Sono venuto nel mio giardino (Ct 5,1)

Nel suo racconto della Passione Giovanni ci ha parlato spesso di un giardino, quello al di là del torrente Cedron, dove Gesù amava ritirarsi coi discepoli e che diverrà il luogo del tradimento e dell’arresto (cfr. Gv 18,1.26) e quello ove Gesù fu crocifisso e deposto in un sepolcro nuovo (cfr. Gv 19,41). È a questo giardino che accorrono i due discepoli dietro alla Maddalena. Il Risorto le apparirà proprio qui, nel giardino, chiamandola a quel dialogo d’amore che il peccato aveva spezzato. Lei figura dell’umanità sposa. Lui piccolo granello di senape, che il Padre prese e gettò nel giardino del mondo (cfr. Lc 13,18-19), perché esso tornasse a essere luogo di comunione e di incontro.

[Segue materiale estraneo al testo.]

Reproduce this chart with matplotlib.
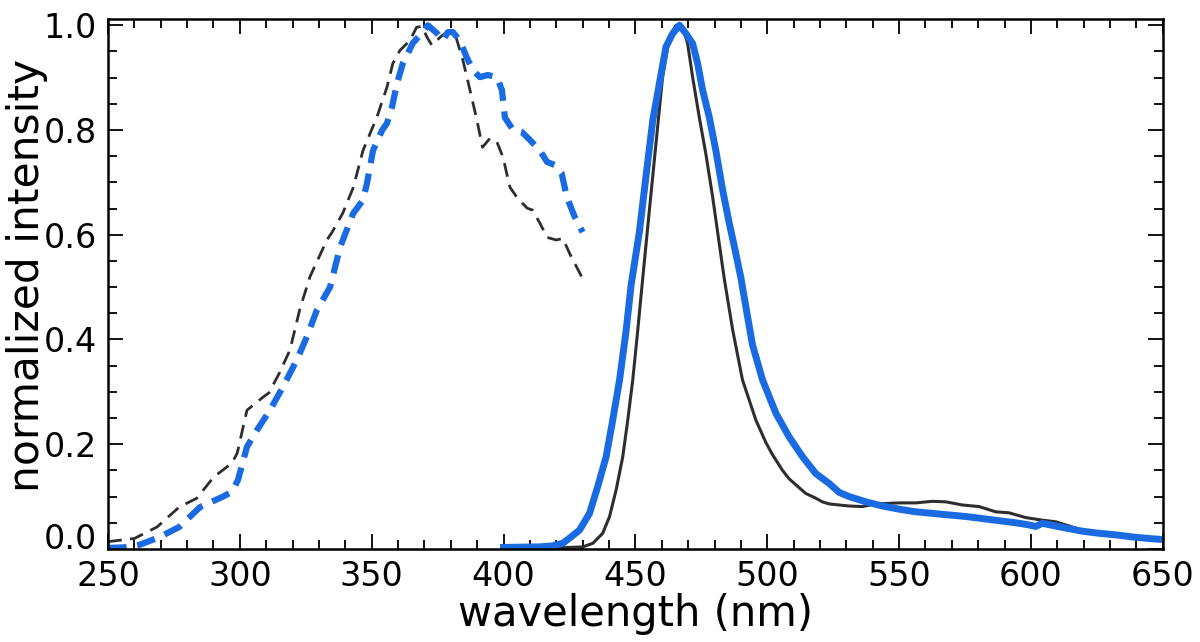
import matplotlib
matplotlib.use("Agg")
import matplotlib.pyplot as plt
import matplotlib.transforms as mtransforms
from matplotlib.ticker import MultipleLocator, FormatStrFormatter

# excitation spectra (dashed)
exc_black_nm = [250, 260, 268.6, 277, 283.7, 290, 297, 299, 302.7, 308.8, 311, 315, 319, 322.8,
                326.6, 333, 335, 339, 343, 346.7, 352, 355.8, 358, 360.7, 364.5, 367, 369, 371,
                372.8, 375.9, 378.5, 382, 384.6, 387, 389.9, 392, 394.8, 397.5, 399.8, 402.4,
                405, 408.9, 411, 413.8, 416.5, 420, 422.5, 425, 429.7]
exc_black = [0.014, 0.02, 0.042, 0.08, 0.097, 0.137, 0.164, 0.183, 0.265, 0.29, 0.298, 0.336, 0.38, 0.459,
             0.52, 0.59, 0.605, 0.641, 0.69, 0.761, 0.825, 0.882, 0.927, 0.952, 0.971, 0.996, 0.998, 0.977,
             0.962, 0.977, 0.987, 0.977, 0.933, 0.882, 0.819, 0.767, 0.784, 0.777, 0.748, 0.691,
             0.672, 0.651, 0.647, 0.622, 0.595, 0.59, 0.593, 0.565, 0.519]

exc_blue_nm = [250, 256, 262, 269.7, 277, 284.9, 293.6, 297, 299.3, 302.7, 306.5, 311.4, 316.3, 321.6,
               325.4, 329.2, 334.2, 338, 343, 346.7, 348.2, 350.5, 354, 355.8, 357.7, 359.6, 361.8,
               365.6, 368.3, 371.3, 374.7, 377, 378.9, 380.8, 383.4, 386, 388.4, 391, 394, 397.5,
               399.4, 400.5, 403.6, 407, 410, 413.8, 416.5, 419.5, 422, 424, 427, 430]
exc_blue = [0.002, 0.003, 0.008, 0.023, 0.042, 0.08, 0.1, 0.109, 0.132, 0.195, 0.227, 0.265, 0.309, 0.361,
            0.405, 0.456, 0.5, 0.576, 0.641, 0.666, 0.698, 0.761, 0.8, 0.813, 0.844, 0.889, 0.927,
            0.966, 0.981, 1.0, 0.985, 0.971, 0.987, 0.987, 0.971, 0.939, 0.914, 0.901, 0.905, 0.901,
            0.876, 0.824, 0.8, 0.796, 0.781, 0.761, 0.739, 0.733, 0.718, 0.672, 0.634, 0.605]

# emission spectra (solid)
em_black_nm = [420, 430.1, 433.9, 437.6, 440.2, 442.7, 445.2, 447.1, 449.0, 450.9, 452.8, 455.3, 457.8,
               460.3, 462.9, 465.4, 467.9, 469.8, 471.7, 474.2, 476.7, 479.3, 481.8, 483.7, 486.9,
               490.6, 495.7, 499.5, 502.0, 505.8, 508.3, 512.1, 514.6, 518.4, 520.9, 523.5, 527.3,
               531.1, 536.1, 541.1, 550, 556.3, 562.6, 567.7, 574, 580.3, 586.6, 591.7, 598,
               604.3, 609.3, 614.4, 619.4, 625.8, 632.1, 638.4, 644.7, 650]
em_black = [0.002, 0.004, 0.011, 0.03, 0.062, 0.113, 0.176, 0.246, 0.323, 0.418, 0.518, 0.647, 0.774,
            0.901, 0.978, 1.0, 0.997, 0.965, 0.901, 0.825, 0.755, 0.672, 0.583, 0.516, 0.418,
            0.323, 0.246, 0.203, 0.18, 0.15, 0.134, 0.117, 0.106, 0.097, 0.09, 0.086, 0.084,
            0.082, 0.081, 0.086, 0.088, 0.088, 0.091, 0.09, 0.084, 0.081, 0.071, 0.069, 0.06,
            0.055, 0.052, 0.044, 0.036, 0.03, 0.027, 0.023, 0.02, 0.018]

em_blue_nm = [400, 413.6, 418.7, 422.5, 425.6, 428.8, 432.6, 435.7, 438.9, 441.4, 444.0, 446.5, 448.4,
              451.5, 454.0, 456.6, 459.1, 461.6, 464.1, 466.7, 469.2, 471.7, 473.6, 475.5, 478.0,
              480.5, 483.1, 485.6, 488.1, 490.0, 491.9, 494.4, 498.2, 503.3, 508.3, 513.4, 518.4,
              523.5, 527.3, 531.1, 537.4, 543.7, 550, 556.3, 562.6, 568.9, 575.3, 581.6, 587.9,
              594.2, 599.2, 601.8, 604.3, 613.1, 619.4, 625.8, 632.1, 638.4, 644.7, 650]
em_blue = [0.003, 0.004, 0.006, 0.011, 0.023, 0.036, 0.068, 0.119, 0.176, 0.246, 0.323, 0.418, 0.505,
           0.605, 0.711, 0.819, 0.889, 0.959, 0.984, 1.0, 0.984, 0.965, 0.927, 0.876, 0.825,
           0.761, 0.685, 0.622, 0.564, 0.518, 0.462, 0.39, 0.323, 0.259, 0.214, 0.176, 0.144,
           0.125, 0.108, 0.1, 0.09, 0.082, 0.076, 0.071, 0.068, 0.065, 0.062, 0.058, 0.054,
           0.05, 0.046, 0.043, 0.049, 0.04, 0.034, 0.03, 0.027, 0.023, 0.02, 0.018]

blue = "#1a6be2"
dark = "#2e2e2e"

fig = plt.figure(figsize=(12, 6.42), dpi=100)
ax = fig.add_axes([0.09, 0.1449, 0.879, 0.8255])

ax.plot(exc_black_nm, exc_black, color=dark, lw=2.0, dashes=(5, 3))
ax.plot(exc_blue_nm, exc_blue, color=blue, lw=4.5, dashes=(3, 1.7))
ax.plot(em_black_nm, em_black, color=dark, lw=2.2)
ax.plot(em_blue_nm, em_blue, color=blue, lw=5)

ax.set_xlim(250, 650)
ax.set_ylim(0, 1.012)
ax.xaxis.set_major_locator(MultipleLocator(50))
ax.xaxis.set_minor_locator(MultipleLocator(10))
ax.yaxis.set_major_locator(MultipleLocator(0.2))
ax.yaxis.set_minor_locator(MultipleLocator(0.05))
ax.yaxis.set_major_formatter(FormatStrFormatter("%.1f"))

ax.tick_params(which="both", direction="in", top=True, right=True, width=1.3, labelsize=24)
ax.tick_params(which="major", length=11)
ax.tick_params(which="minor", length=6.5)
ax.tick_params(axis="x", pad=8)
ax.tick_params(axis="y", pad=8)
for s in ax.spines.values():
    s.set_linewidth(1.8)

ax.set_xlabel("wavelength (nm)", fontsize=30)
ax.set_ylabel("normalized intensity", fontsize=30.5)
ax.xaxis.set_label_coords(0.5, -0.083)
ax.yaxis.set_label_coords(-0.057, 0.517)

# lift the "0.0" label a little so it clears the "250" below it
fig.canvas.draw()
for lbl in ax.get_yticklabels():
    if lbl.get_text() == "0.0":
        lbl.set_transform(lbl.get_transform() + mtransforms.ScaledTranslation(0, 9 / 72, fig.dpi_scale_trans))

fig.savefig("out.png", dpi=100)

La realtà è di nuovo quel giardino in cui il Signore Dio passeggiava alla brezza del giorno conversando con l’uomo, il quale non si nasconde più al suo sguardo e non teme di ascoltare la sua voce (cfr. Gn 3). L’ha compiuto il Figlio, quando nudo rimase sul patibolo, obbediente al Padre per amore fino alla morte di croce, fino alla fine, generandosi, vero Adamo, una sposa che gli corrispondesse, giardino chiuso e fontana sigillata (Ct 4,12).
E se tutto ebbe inizio quando il Signore Dio piantò un giardino e vi collocò l’uomo, perché lo coltivasse nell’obbedienza confidente (cfr. Gn 2,8), comprendiamo bene perché la Rivelazione, inauguratasi con l’immagine di un giardino, trovi la sua pienezza e compimento nell’Uomo nuovo Gesù. Egli scese nel giardino quando prese la carne della nostra fragilità (cfr. Ct 4,15-16; 5,1; 6,2.11) e in un giardino fu fatto peccato per riportare alla comunione perduta l’umanità.
Allora venga l’amato mio nel suo giardino e ne mangi i frutti squisiti (Ct 4,16) e ci riveli il Padre.

Rallegratevi! Il Signore è veramente risorto!